WEIGHT REGULATION: WHAT CAUSES OBESITY?
At its simplest, obesity is caused by an excess of energy intake over energy expended.
Average daily energy requirements
The average adult male requires approximately 2500 kilocalories per day to maintain his body weight.
The average adult female requires approximately 2000 calories each day.
This simple 'energy balance equation' is inescapable and an understanding of it must form the basis of any approach to weight management. However, weight regulation appears to be much more complex than a simple problem of energy in versus energy out. Other, powerful, extraneous forces are at work and, to a great extent, an individual's future as a 'fat storer' might be predetermined by genetic inheritance. Some experts estimate that as much as 70% of a predisposition to obesity is genetic.

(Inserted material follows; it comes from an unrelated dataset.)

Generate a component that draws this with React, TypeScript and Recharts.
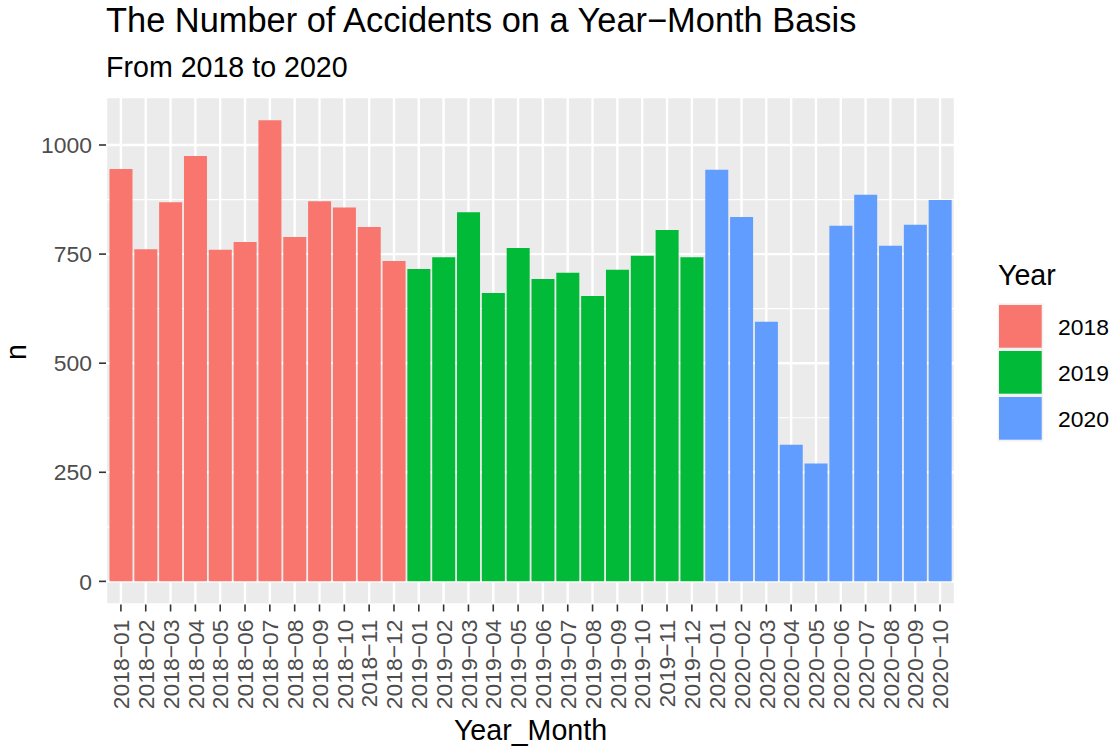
import React from 'react';
import { BarChart, Bar, XAxis, YAxis, CartesianGrid, Cell } from 'recharts';

const yearMonths = [
  '2018−01', '2018−02', '2018−03', '2018−04', '2018−05', '2018−06', '2018−07', '2018−08', '2018−09', '2018−10', '2018−11', '2018−12',
  '2019−01', '2019−02', '2019−03', '2019−04', '2019−05', '2019−06', '2019−07', '2019−08', '2019−09', '2019−10', '2019−11', '2019−12',
  '2020−01', '2020−02', '2020−03', '2020−04', '2020−05', '2020−06', '2020−07', '2020−08', '2020−09', '2020−10',
];
const yearOfMonth = [
  '2018', '2018', '2018', '2018', '2018', '2018', '2018', '2018', '2018', '2018', '2018', '2018',
  '2019', '2019', '2019', '2019', '2019', '2019', '2019', '2019', '2019', '2019', '2019', '2019',
  '2020', '2020', '2020', '2020', '2020', '2020', '2020', '2020', '2020', '2020',
];
const accidentCounts = [
  945, 761, 869, 975, 760, 778, 1057, 789, 871, 857, 812, 734,
  716, 743, 846, 661, 764, 693, 707, 654, 714, 746, 805, 743,
  943, 835, 595, 313, 270, 815, 886, 769, 817, 874,
];
const yearLevels = ['2018', '2019', '2020'];
const yearColors = ['#F8766D', '#00BA38', '#619CFF'];
const yTicks = [0, 250, 500, 750, 1000];
const yMinorTicks = [125, 375, 625, 875];

const data = yearMonths.map((ym, i) => ({ ym, year: yearOfMonth[i], n: accidentCounts[i] }));

const FONT = '"Liberation Sans", Arial, Helvetica, sans-serif';
const TICK_SIZE = 22.9;
const BASE_SIZE = 28.6;

const XTick = (props: any) => {
  const { x, y, payload } = props;
  return (
    <text
      x={x}
      y={y}
      transform={`rotate(-90 ${x} ${y})`}
      textAnchor="end"
      dy="0.36em"
      fill="#4D4D4D"
      fontSize={TICK_SIZE}
      fontFamily={FONT}
    >
      {payload.value}
    </text>
  );
};

export default function App() {
  const W = 1115;
  const H = 746;
  return (
    <div style={{ position: 'absolute', left: 0, top: 0, width: W, height: H, background: '#FFFFFF' }}>
      <BarChart
        width={W}
        height={H}
        data={data}
        margin={{ top: 97, right: 160, bottom: 1.5, left: 46 }}
        barCategoryGap={1}
      >
        <CartesianGrid
          fill="#EBEBEB"
          stroke="#FFFFFF"
          strokeWidth={1.2}
          vertical={false}
          horizontalValues={yMinorTicks}
        />
        <CartesianGrid stroke="#FFFFFF" strokeWidth={2.4} />
        <XAxis
          dataKey="ym"
          type="category"
          interval={0}
          height={140}
          padding={{ left: 2.5, right: 2.5 }}
          axisLine={false}
          tickSize={7}
          tickMargin={8}
          tickLine={{ stroke: '#333333', strokeWidth: 1.6 }}
          tick={(p: any) => <XTick {...p} />}
        />
        <YAxis
          type="number"
          domain={[-53, 1110]}
          ticks={yTicks}
          allowDataOverflow
          width={60}
          axisLine={false}
          tickSize={7}
          tickMargin={7}
          tickLine={{ stroke: '#333333', strokeWidth: 1.6 }}
          tick={{ fill: '#4D4D4D', fontSize: TICK_SIZE, fontFamily: FONT }}
        />
        <Bar dataKey="n" isAnimationActive={false}>
          {data.map((d, i) => (
            <Cell key={i} fill={yearColors[yearLevels.indexOf(d.year)]} />
          ))}
        </Bar>
      </BarChart>
      <svg
        width={W}
        height={H}
        style={{ position: 'absolute', left: 0, top: 0, pointerEvents: 'none' }}
      >
        <text x={106} y={32} fontSize={34.4} fontFamily={FONT} fill="#000000">
          The Number of Accidents on a Year−Month Basis
        </text>
        <text x={106} y={77} fontSize={BASE_SIZE} fontFamily={FONT} fill="#000000">
          From 2018 to 2020
        </text>
        <text x={530.5} y={740} fontSize={BASE_SIZE} fontFamily={FONT} fill="#000000" textAnchor="middle">
          Year_Month
        </text>
        <text
          x={26}
          y={352}
          fontSize={BASE_SIZE}
          fontFamily={FONT}
          fill="#000000"
          textAnchor="middle"
          transform="rotate(-90 26 352)"
        >
          n
        </text>
        <text x={998} y={285} fontSize={BASE_SIZE} fontFamily={FONT} fill="#000000">
          Year
        </text>
        <rect x={997.7} y={303.3} width={45.6} height={138.4} fill="#F2F2F2" />
        {yearLevels.map((yr, i) => (
          <g key={yr}>
            <rect x={999} y={305 + i * 46} width={42.7} height={42.7} fill={yearColors[i]} />
            <text
              x={1058}
              y={326.5 + i * 46}
              dy="0.36em"
              fontSize={TICK_SIZE}
              fontFamily={FONT}
              fill="#000000"
            >
              {yr}
            </text>
          </g>
        ))}
      </svg>
    </div>
  );
}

However, those implicated genes might not necessarily convey an inevitability of future weight gain. Our genes are switched on or switched off by environmental influences. In addition to genetic and environmental influences there are neurological and physiological influences, biochemical factors and cultural and socioeconomic issues, all of which could have a bearing on an individual's predisposition and ultimate development of obesity.
Obesity has been recognized and written about for centuries and it is not obesity per se but the rapid escalation in prevalence over the past 30 years that is giving rise to growing concern about the health implications of obesity. To understand the best ways to reverse the trend towards obesity, we need to understand its causes.